JOGYAKARTA, MEMORANDUM-Maman terlihat konsentrasi penuh. Sorot matanya taham membidik sasaran. Dalam hitungan detik jemparing (anak panah) melesat dari gandewa (busur) menuju sasaran.
Namun sayang, bidikan Maman, wartawan Bribin Cirebon ini meleset satu meter dari sasaran. Pria berkacamata ini tidak menyerah. Sekali lagi diarahkannya anak panah dan set, lagi-lagi melenceng dari sasaran.
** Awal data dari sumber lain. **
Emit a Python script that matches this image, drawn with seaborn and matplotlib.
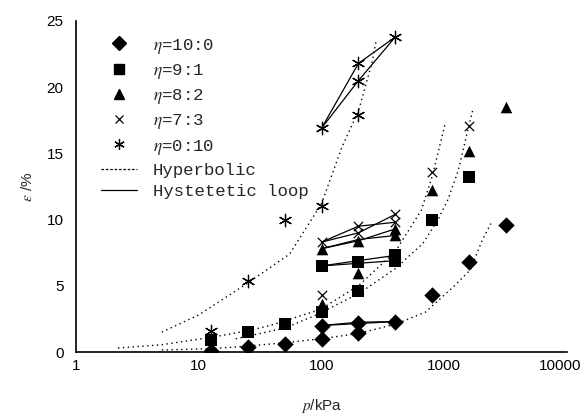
import numpy as np
import pandas as pd
import matplotlib
matplotlib.use("Agg")
import matplotlib.pyplot as plt
import matplotlib.transforms as mtransforms
from matplotlib.lines import Line2D
import seaborn as sns

# ── data (p in kPa, strain in %) ─────────────────────────────────
dia_p = [12.5, 25, 50, 100, 200, 400, 200, 100, 800, 1600, 3200]
dia_e = [0.1, 0.4, 0.6, 1.0, 1.4, 2.3, 2.2, 2.0, 4.3, 6.8, 9.6]

sq_p = [12.5, 25, 50, 100, 200, 400, 400, 200, 100, 800, 1600]
sq_e = [0.9, 1.5, 2.1, 3.0, 4.6, 7.3, 6.9, 6.8, 6.5, 10.0, 13.2]

tri_p = [100, 200, 400, 400, 200, 100, 800, 1600, 3200]
tri_e = [3.6, 6.0, 9.3, 8.8, 8.4, 7.8, 12.2, 15.2, 18.5]

cr_p = [100, 400, 400, 200, 200, 100, 800, 1600]
cr_e = [4.3, 10.4, 9.8, 9.5, 9.0, 8.3, 13.6, 17.1]

ast_p = [12.5, 25, 50, 100, 200, 400, 200, 200, 100]
ast_e = [1.6, 5.4, 10.0, 11.0, 17.9, 23.8, 21.8, 20.5, 16.9]

# hysteretic loops (two branches each, 100 -> 200 -> 400 kPa)
loop_p = [100, 200, 400]
loop_dia = [[2.0, 2.15, 2.3], [2.0, 2.25, 2.3]]
loop_sq = [[6.5, 6.9, 7.3], [6.5, 6.7, 6.9]]
loop_tri = [[7.8, 8.4, 9.3], [7.8, 8.5, 8.8]]
loop_cr = [[8.3, 9.5, 9.8], [8.3, 9.0, 10.4]]
loop_ast = [[16.9, 20.5, 23.8], [16.9, 21.8, 23.8]]

# hyperbolic fits (dotted)
hyp_ast_p = [5, 10, 25, 55, 100, 147, 200, 257, 280]
hyp_ast_e = [1.5, 2.8, 5.2, 7.4, 11.2, 15.5, 18.2, 21.8, 23.6]
hyp_a_p = [2.2, 5, 12.5, 25, 38, 97, 200, 400, 650, 800, 1014]
hyp_a_e = [0.3, 0.55, 1.1, 1.6, 2.0, 3.2, 5.0, 7.6, 10.7, 13.3, 17.2]
hyp_b_p = [20, 50, 91, 200, 400, 670, 890, 1070, 1300, 1560, 1715]
hyp_b_e = [1.0, 1.8, 2.8, 4.4, 6.3, 8.2, 10.0, 11.5, 13.7, 16.8, 18.35]
hyp_dia_p = [5, 12.5, 25, 50, 100, 200, 400, 700, 1180, 1630, 2050, 2400]
hyp_dia_e = [0.15, 0.25, 0.45, 0.7, 1.0, 1.4, 2.1, 3.0, 4.9, 6.2, 8.5, 9.7]

x_ticks = [1, 10, 100, 1000, 10000]
y_ticks = [0, 5, 10, 15, 20, 25]

# ── style ─────────────────────────────────────────
sns.set_style("white")
plt.rcParams["font.family"] = ["Liberation Sans", "DejaVu Sans"]
plt.rcParams["mathtext.fontset"] = "stix"

fig = plt.figure(figsize=(5.84, 4.19), dpi=100)
ax = fig.add_axes([76 / 584, 1 - 352 / 419, 491 / 584, 331 / 419])

dot_style = (0, (1, 2.5))
for hp, he in [(hyp_ast_p, hyp_ast_e), (hyp_a_p, hyp_a_e),
               (hyp_b_p, hyp_b_e), (hyp_dia_p, hyp_dia_e)]:
    sns.lineplot(x=hp, y=he, sort=False, estimator=None, color="black",
                 linewidth=1.0, linestyle=dot_style, ax=ax)

for branches in [loop_dia, loop_sq, loop_tri, loop_cr, loop_ast]:
    for br in branches:
        sns.lineplot(x=loop_p, y=br, sort=False, estimator=None,
                     color="black", linewidth=0.9, ax=ax)

asterisk = (6, 2, 0)
series = [
    (dia_p, dia_e, "D", 70, r"$\eta$=10:0"),
    (sq_p, sq_e, "s", 65, r"$\eta$=9:1"),
    (tri_p, tri_e, "^", 70, r"$\eta$=8:2"),
    (cr_p, cr_e, "x", 45, r"$\eta$=7:3"),
    (ast_p, ast_e, asterisk, 80, r"$\eta$=0:10"),
]
handles = []
for xp, ye, mk, sz, lab in series:
    if mk in ("x", asterisk):
        sns.scatterplot(x=xp, y=ye, marker=mk, s=sz, color="black",
                        linewidth=0.9, ax=ax, zorder=3)
        h = Line2D([], [], linestyle="none", marker=mk, color="black",
                   markersize=np.sqrt(sz) * 0.85, markeredgewidth=0.9)
    else:
        sns.scatterplot(x=xp, y=ye, marker=mk, s=sz, color="black",
                        edgecolor="black", linewidth=0, ax=ax, zorder=3)
        h = Line2D([], [], linestyle="none", marker=mk, color="black",
                   markersize=np.sqrt(sz) * 0.85)
    handles.append((h, lab))

handles.append((Line2D([], [], color="black", linewidth=0.9,
                       linestyle=(0, (2, 1.5))), "Hyperbolic"))
handles.append((Line2D([], [], color="black", linewidth=0.9), "Hystetetic loop"))

# ── axes ──────────────────────────────────────────
ax.set_xscale("log")
ax.set_xlim(1, 10000)
ax.set_ylim(0, 25)
ax.set_xticks(x_ticks)
ax.set_xticklabels([str(t) for t in x_ticks])
ax.set_yticks(y_ticks)
ax.minorticks_off()
ax.tick_params(axis="both", direction="in", length=7, width=1,
               labelsize=11, colors="black")
ax.tick_params(axis="x", pad=5)
ax.tick_params(axis="y", pad=9)
for s in ["top", "right"]:
    ax.spines[s].set_visible(False)
for s in ["left", "bottom"]:
    ax.spines[s].set_color("black")
    ax.spines[s].set_linewidth(1.2)

# last x label sits a bit left of its tick, as in the source
last = ax.get_xticklabels()[-1]
last.set_transform(last.get_transform() +
                   mtransforms.ScaledTranslation(-7 / 100, 0, fig.dpi_scale_trans))

ax.set_xlabel(r"$p$/kPa", fontsize=11, labelpad=17)
ax.set_ylabel(r"$\varepsilon$ /%", fontsize=11, labelpad=8)

leg = ax.legend([h for h, _ in handles], [l for _, l in handles],
                loc="upper left", bbox_to_anchor=(0.05, 0.953),
                frameon=False, borderaxespad=0, borderpad=0,
                handlelength=2.1, handletextpad=0.9, labelspacing=0.36,
                prop={"family": ["Liberation Mono", "DejaVu Sans Mono"],
                      "size": 12.5})

fig.savefig("out.png", dpi=100, facecolor="white")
"Susah juga ya. Harus benar-benar konsentrasi tinggi dan tangan tidak boleh bergetar," ungkapnya. Maman tidak sendiri, Rere juga mengalami kesulitan serupa. Konten kreator asal Medan ini harus berulang-ulang mencoba memanah.
“Susah tapi asyik. Jemparingan harus dilestarikan sebab, ini adalah olahraga asli Mataram dalam hal ini Jogyakarta,” urainya.
Dalam kesempatan itu, memorandum.disway.id, juga berkesempatan mencoba praktek seni panahan Jemparingan. Karena baru pertama kali mencoba, anak panah melesat menjauhi target. Namun, hal itu menjadi lumrah untuk pemula atau baru mencobanya.
Seni panahan asli Jogyakarta (Jemparingan) memang tidak segampang kelihatannya. Sebab, menurut Hangga Aji Sayekti Ketua Paguyuban Jemparingan Alas Mentaok, diperlukan minimal sebulan untuk bisa benar-benar mahir membidik sasaran.
"Kalau tangan sudah tidak gemetaran sudah mulai bisa menguasai tahap pertama olahraga ini," kata Hangga.
Dia menyebut, Jemparingan adalah olahraga panahan khas Kerajaan Mataram. Berasal dari Kasultanan Ngayogyakarta Hadiningrat, atau dikenal juga dengan jemparingan gaya Mataram Ngayogyakarta.